*Extracted material:*
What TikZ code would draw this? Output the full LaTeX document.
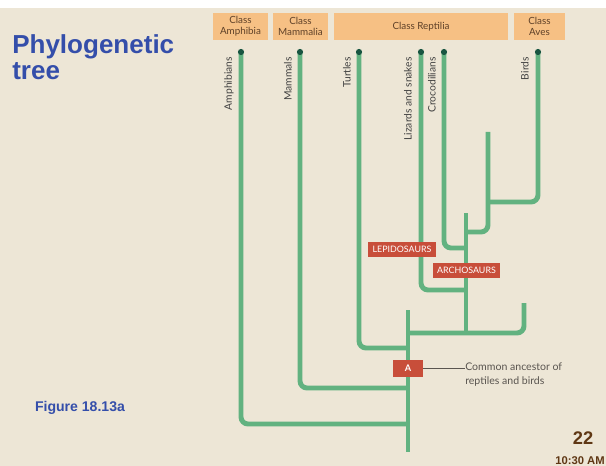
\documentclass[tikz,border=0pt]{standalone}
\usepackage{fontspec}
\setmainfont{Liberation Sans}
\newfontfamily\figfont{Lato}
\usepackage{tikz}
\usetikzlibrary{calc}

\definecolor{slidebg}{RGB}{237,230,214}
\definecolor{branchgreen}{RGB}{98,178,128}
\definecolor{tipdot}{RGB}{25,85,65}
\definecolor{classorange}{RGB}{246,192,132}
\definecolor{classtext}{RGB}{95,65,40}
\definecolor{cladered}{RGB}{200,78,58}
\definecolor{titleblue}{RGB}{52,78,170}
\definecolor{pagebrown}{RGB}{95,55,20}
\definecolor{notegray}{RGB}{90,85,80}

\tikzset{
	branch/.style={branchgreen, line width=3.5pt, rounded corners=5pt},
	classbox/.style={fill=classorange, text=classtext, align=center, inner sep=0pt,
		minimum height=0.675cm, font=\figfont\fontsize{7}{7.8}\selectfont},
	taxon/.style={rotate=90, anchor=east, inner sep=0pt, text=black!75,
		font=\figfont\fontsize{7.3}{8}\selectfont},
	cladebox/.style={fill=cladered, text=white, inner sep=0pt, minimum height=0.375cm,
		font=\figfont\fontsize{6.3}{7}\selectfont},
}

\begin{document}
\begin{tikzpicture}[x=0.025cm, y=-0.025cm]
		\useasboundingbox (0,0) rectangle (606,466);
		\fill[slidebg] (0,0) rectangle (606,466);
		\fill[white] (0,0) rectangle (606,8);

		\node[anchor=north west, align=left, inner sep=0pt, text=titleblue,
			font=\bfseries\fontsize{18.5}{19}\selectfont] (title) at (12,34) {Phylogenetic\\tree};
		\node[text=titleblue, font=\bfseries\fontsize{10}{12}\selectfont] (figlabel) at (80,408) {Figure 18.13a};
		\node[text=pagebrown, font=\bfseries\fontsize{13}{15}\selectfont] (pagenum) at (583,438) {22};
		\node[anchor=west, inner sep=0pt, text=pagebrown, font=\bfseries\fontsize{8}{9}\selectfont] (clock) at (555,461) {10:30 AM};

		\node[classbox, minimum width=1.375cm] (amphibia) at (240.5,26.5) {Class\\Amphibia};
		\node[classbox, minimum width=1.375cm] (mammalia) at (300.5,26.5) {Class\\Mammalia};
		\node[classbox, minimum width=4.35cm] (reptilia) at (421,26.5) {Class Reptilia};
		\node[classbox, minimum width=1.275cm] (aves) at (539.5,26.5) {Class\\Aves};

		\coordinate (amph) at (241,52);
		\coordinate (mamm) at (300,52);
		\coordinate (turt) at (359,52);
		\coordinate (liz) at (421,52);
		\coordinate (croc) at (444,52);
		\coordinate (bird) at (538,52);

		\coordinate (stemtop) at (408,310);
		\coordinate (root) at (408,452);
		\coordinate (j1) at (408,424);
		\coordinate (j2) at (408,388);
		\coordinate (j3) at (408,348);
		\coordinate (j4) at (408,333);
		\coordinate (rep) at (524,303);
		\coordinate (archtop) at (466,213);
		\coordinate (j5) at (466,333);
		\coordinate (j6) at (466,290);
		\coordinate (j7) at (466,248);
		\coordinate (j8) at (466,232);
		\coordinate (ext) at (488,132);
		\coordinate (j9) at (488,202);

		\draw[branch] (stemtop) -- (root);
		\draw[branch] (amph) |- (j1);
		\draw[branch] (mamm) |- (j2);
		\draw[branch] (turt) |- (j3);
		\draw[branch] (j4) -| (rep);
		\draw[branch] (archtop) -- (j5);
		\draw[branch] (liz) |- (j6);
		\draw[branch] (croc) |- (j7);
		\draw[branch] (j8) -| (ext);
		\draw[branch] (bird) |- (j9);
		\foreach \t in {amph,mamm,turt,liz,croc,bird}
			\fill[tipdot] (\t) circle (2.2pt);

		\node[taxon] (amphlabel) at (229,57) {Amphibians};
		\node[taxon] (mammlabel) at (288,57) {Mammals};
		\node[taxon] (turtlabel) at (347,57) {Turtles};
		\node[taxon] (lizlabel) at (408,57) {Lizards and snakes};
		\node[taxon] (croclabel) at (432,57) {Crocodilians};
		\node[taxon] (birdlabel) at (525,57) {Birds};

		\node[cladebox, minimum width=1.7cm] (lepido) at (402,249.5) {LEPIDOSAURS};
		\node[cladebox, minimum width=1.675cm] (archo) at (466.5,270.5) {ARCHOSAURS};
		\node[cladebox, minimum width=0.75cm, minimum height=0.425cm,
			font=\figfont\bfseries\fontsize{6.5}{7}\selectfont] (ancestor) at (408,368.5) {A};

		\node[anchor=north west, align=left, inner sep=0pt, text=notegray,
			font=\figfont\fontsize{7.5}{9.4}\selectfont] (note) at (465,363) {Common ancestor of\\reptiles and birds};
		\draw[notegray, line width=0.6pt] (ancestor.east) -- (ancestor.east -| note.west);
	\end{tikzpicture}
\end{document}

---

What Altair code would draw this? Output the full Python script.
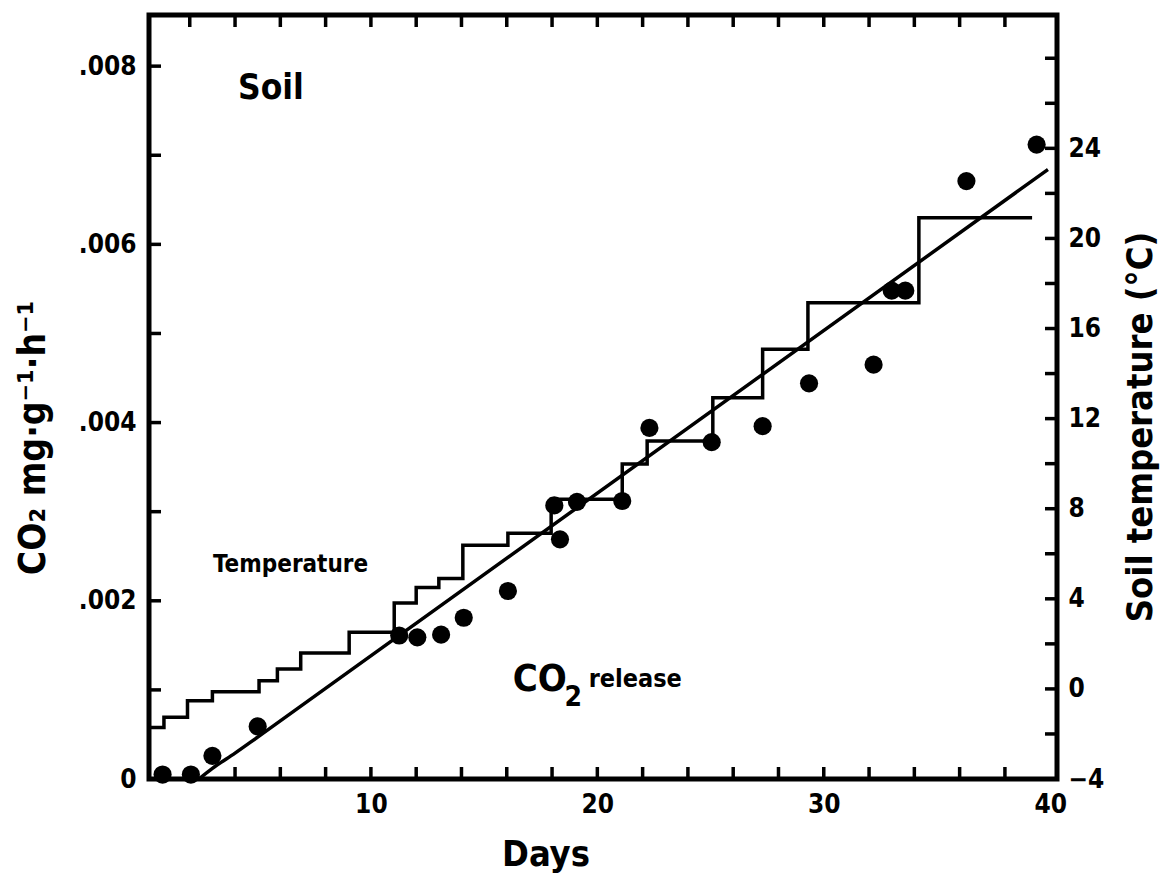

* * *

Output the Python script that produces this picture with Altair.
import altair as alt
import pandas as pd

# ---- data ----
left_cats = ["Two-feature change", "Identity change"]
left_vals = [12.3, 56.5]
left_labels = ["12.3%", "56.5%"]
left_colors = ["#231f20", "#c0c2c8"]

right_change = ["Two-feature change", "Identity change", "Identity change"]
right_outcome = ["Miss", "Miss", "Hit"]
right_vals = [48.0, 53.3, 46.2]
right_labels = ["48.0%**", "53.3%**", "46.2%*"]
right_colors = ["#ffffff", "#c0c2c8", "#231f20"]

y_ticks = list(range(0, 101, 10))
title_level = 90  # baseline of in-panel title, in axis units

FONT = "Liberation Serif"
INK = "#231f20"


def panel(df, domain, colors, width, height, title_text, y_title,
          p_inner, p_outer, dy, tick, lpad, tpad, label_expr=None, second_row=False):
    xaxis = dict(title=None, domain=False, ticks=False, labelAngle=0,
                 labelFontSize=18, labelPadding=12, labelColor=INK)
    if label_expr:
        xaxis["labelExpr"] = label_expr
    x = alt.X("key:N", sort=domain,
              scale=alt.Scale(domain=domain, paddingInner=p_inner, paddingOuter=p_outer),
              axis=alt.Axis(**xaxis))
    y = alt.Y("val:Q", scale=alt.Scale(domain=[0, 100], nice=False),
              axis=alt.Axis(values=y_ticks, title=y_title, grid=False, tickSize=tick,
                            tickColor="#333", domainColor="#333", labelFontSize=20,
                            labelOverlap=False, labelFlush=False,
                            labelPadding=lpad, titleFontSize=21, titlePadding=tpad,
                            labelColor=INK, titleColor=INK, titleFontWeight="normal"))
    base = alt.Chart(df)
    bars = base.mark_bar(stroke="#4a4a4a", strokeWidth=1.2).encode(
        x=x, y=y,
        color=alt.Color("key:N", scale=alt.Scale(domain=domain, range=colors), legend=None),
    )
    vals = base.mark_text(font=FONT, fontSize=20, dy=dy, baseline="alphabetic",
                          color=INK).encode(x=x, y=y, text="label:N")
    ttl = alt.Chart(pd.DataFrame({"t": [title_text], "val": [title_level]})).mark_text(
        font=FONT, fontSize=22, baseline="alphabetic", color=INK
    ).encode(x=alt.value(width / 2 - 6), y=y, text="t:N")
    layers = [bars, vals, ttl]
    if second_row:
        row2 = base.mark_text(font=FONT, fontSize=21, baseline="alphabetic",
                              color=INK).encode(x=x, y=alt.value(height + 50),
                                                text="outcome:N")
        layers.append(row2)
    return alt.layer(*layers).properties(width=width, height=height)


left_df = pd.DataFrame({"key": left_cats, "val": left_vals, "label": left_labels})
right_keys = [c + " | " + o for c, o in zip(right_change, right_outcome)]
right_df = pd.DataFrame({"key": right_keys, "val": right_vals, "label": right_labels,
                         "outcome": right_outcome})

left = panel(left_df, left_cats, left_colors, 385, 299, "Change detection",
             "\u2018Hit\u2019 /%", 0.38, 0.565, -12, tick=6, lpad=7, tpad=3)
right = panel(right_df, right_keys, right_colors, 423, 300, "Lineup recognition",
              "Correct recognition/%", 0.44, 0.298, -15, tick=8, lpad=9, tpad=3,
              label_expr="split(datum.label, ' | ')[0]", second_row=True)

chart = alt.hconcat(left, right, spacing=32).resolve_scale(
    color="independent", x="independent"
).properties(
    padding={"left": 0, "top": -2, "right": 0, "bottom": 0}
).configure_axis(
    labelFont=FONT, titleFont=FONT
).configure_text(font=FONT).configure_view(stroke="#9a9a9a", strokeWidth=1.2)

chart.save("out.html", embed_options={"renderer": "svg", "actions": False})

*Request:*
Find every line in the records above that contains the word "full", and copy each one.

*Reply:*
What TikZ code would draw this? Output the full LaTeX document.
What Altair code would draw this? Output the full Python script.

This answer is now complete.